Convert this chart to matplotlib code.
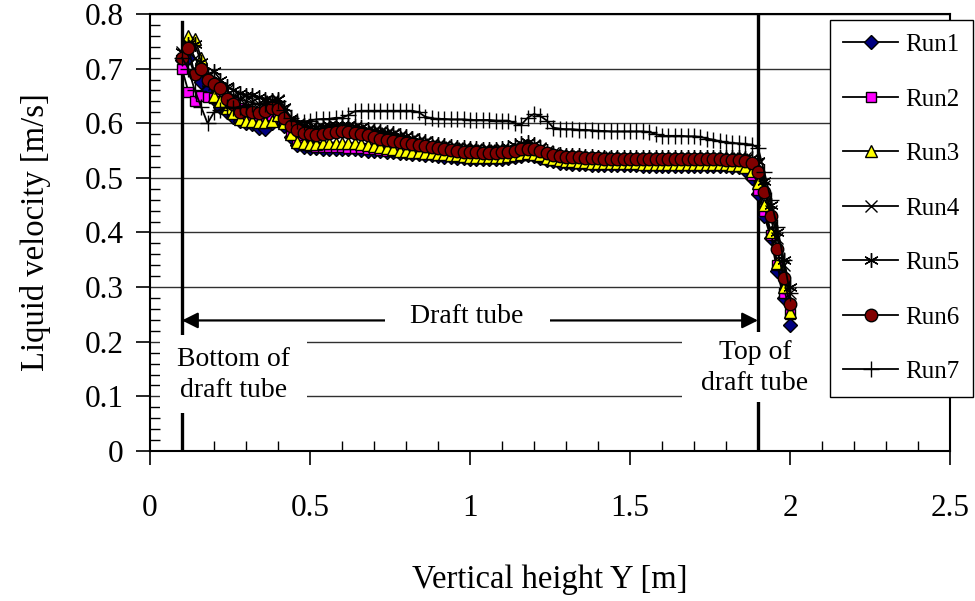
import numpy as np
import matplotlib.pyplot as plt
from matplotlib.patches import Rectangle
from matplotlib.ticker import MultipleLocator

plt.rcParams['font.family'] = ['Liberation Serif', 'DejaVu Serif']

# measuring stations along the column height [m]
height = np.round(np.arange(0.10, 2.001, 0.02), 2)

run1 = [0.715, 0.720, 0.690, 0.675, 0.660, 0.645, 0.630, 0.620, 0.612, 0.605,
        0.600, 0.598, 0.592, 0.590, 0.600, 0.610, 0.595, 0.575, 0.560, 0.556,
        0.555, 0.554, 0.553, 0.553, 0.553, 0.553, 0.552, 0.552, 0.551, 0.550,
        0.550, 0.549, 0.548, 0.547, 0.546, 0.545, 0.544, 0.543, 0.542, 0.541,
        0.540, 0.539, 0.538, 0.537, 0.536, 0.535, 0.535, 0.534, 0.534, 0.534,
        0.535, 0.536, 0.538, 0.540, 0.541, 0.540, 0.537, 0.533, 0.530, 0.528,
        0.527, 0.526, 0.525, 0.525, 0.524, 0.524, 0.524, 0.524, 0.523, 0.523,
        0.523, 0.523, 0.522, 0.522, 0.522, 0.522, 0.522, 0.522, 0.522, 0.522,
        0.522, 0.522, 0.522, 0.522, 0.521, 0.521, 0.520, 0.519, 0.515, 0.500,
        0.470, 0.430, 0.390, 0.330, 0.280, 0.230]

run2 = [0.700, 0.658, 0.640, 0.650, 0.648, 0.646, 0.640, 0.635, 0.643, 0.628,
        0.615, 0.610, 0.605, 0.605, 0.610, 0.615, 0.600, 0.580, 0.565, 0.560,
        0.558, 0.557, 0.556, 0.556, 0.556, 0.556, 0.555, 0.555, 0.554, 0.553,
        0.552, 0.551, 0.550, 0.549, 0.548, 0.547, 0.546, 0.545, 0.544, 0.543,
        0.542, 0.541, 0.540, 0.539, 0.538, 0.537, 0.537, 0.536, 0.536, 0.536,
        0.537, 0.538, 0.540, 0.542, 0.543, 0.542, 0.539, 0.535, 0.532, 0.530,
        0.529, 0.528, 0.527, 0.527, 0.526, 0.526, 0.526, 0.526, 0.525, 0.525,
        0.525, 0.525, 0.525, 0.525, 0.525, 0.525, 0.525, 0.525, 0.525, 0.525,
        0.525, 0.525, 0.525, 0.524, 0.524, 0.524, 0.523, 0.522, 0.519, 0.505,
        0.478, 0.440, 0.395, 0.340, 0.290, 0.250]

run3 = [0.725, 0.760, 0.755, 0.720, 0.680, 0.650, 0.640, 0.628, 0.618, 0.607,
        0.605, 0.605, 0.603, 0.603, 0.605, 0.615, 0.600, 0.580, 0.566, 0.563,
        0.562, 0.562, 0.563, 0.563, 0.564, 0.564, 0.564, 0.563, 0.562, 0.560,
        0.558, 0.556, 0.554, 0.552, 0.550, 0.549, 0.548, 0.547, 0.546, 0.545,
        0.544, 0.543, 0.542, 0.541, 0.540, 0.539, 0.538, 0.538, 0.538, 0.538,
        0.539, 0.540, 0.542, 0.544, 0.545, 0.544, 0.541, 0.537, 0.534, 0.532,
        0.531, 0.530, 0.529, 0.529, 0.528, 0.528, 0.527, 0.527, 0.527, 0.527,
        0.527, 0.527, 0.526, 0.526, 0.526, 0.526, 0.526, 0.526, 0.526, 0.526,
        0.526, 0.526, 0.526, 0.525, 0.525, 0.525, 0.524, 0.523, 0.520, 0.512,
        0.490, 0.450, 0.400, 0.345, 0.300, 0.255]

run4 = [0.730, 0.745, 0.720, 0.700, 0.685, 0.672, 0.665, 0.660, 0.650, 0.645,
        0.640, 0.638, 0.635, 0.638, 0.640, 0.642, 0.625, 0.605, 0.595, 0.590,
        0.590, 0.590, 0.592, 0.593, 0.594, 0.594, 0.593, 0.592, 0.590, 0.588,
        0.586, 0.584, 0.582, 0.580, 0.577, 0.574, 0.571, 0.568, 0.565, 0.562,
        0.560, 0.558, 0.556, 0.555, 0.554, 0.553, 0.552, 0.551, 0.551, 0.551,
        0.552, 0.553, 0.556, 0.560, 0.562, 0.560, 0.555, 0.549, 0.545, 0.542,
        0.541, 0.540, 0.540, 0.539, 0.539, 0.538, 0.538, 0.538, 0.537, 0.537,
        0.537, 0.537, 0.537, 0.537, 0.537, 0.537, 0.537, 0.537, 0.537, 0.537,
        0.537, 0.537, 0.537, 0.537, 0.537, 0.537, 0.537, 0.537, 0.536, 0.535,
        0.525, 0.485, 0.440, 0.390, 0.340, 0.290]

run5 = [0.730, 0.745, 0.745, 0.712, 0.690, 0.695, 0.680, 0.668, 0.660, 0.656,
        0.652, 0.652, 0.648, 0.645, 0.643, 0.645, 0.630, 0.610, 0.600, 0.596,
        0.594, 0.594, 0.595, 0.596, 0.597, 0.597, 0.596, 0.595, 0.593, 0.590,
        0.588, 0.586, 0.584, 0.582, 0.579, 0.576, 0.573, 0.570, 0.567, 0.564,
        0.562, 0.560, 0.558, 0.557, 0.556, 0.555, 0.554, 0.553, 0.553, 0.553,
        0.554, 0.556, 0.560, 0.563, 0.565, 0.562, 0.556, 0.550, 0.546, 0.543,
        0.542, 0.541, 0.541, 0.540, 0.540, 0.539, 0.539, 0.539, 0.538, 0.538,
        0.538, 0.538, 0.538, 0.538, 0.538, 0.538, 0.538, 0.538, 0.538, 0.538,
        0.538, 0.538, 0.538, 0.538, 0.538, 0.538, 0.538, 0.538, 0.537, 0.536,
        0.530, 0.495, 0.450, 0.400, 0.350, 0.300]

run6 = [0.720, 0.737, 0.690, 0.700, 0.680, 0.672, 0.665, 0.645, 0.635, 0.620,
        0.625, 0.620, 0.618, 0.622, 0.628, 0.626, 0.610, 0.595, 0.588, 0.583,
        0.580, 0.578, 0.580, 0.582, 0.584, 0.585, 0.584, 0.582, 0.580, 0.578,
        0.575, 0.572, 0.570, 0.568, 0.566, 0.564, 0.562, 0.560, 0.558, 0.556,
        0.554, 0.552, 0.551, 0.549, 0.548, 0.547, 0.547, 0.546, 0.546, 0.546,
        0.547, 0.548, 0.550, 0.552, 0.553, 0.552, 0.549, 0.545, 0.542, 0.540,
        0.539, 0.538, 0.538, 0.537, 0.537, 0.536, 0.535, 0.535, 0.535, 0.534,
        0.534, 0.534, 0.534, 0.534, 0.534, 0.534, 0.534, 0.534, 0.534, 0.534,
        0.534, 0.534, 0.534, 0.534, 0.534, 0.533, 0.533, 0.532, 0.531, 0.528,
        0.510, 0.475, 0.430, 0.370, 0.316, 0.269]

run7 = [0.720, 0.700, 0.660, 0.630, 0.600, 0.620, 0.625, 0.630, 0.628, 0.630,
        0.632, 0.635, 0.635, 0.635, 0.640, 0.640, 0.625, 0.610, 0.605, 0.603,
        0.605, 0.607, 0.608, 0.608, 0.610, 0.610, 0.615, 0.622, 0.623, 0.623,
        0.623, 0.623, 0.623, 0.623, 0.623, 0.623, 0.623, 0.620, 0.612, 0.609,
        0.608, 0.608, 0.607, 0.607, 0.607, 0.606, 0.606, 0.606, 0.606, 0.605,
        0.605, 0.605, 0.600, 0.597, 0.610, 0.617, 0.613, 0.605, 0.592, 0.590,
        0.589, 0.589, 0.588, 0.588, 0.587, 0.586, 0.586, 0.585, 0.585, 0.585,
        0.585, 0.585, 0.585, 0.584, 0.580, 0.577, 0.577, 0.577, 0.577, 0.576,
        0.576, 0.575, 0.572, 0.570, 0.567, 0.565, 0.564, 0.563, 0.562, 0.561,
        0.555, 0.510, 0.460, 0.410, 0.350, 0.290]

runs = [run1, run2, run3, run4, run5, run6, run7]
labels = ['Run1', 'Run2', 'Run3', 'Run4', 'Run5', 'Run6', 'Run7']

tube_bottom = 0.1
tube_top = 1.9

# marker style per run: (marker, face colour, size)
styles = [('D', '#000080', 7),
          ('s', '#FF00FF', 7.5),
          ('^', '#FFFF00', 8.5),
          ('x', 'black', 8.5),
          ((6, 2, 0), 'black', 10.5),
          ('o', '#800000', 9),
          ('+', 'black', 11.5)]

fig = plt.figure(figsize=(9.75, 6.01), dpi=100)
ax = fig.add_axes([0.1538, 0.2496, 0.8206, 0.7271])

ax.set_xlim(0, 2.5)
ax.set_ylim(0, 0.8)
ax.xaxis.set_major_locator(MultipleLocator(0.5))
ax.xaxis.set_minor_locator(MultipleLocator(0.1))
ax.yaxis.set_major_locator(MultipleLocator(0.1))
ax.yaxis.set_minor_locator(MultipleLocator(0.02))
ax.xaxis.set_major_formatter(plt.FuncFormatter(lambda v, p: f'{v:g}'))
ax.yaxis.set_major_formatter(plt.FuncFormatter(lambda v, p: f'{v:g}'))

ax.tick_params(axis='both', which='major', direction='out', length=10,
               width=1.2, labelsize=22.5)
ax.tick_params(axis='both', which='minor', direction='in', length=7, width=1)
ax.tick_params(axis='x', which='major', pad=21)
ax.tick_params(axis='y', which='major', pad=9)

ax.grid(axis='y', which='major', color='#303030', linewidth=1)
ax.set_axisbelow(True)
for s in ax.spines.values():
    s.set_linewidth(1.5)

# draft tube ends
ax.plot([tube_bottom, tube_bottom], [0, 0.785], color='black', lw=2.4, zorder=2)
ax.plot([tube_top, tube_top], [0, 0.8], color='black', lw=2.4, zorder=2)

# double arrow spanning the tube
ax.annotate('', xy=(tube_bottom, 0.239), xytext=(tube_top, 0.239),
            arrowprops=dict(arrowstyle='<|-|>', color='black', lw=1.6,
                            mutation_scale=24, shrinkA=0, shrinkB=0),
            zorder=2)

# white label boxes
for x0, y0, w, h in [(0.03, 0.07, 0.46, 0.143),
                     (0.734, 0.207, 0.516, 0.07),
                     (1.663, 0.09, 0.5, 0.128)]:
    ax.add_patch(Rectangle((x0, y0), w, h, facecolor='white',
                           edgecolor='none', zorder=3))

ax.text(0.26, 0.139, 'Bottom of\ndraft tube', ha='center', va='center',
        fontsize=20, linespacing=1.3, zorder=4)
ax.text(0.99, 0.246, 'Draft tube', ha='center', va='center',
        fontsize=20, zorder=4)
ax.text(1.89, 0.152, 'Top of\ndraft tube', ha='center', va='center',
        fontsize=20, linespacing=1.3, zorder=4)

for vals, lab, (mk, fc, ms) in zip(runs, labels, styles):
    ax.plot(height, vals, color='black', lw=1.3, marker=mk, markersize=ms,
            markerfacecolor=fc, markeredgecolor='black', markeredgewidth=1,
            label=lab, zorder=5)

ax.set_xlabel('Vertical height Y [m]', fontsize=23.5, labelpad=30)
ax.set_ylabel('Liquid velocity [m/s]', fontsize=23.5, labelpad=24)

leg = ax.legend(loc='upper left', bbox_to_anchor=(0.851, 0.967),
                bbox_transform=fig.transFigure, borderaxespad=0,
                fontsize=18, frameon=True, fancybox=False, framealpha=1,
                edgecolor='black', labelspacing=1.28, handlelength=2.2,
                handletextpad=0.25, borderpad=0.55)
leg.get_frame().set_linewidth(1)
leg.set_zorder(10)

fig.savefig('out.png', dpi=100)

[Exercise details]: Restate the data word for word from its first line through the line with "height = np.round(np.arange(0.10, 2.001, 0.02), 2)", leaving out any picture along the way.

[Exercise response]:
Convert this chart to matplotlib code.
import numpy as np
import matplotlib.pyplot as plt
from matplotlib.patches import Rectangle
from matplotlib.ticker import MultipleLocator

plt.rcParams['font.family'] = ['Liberation Serif', 'DejaVu Serif']

# measuring stations along the column height [m]
height = np.round(np.arange(0.10, 2.001, 0.02), 2)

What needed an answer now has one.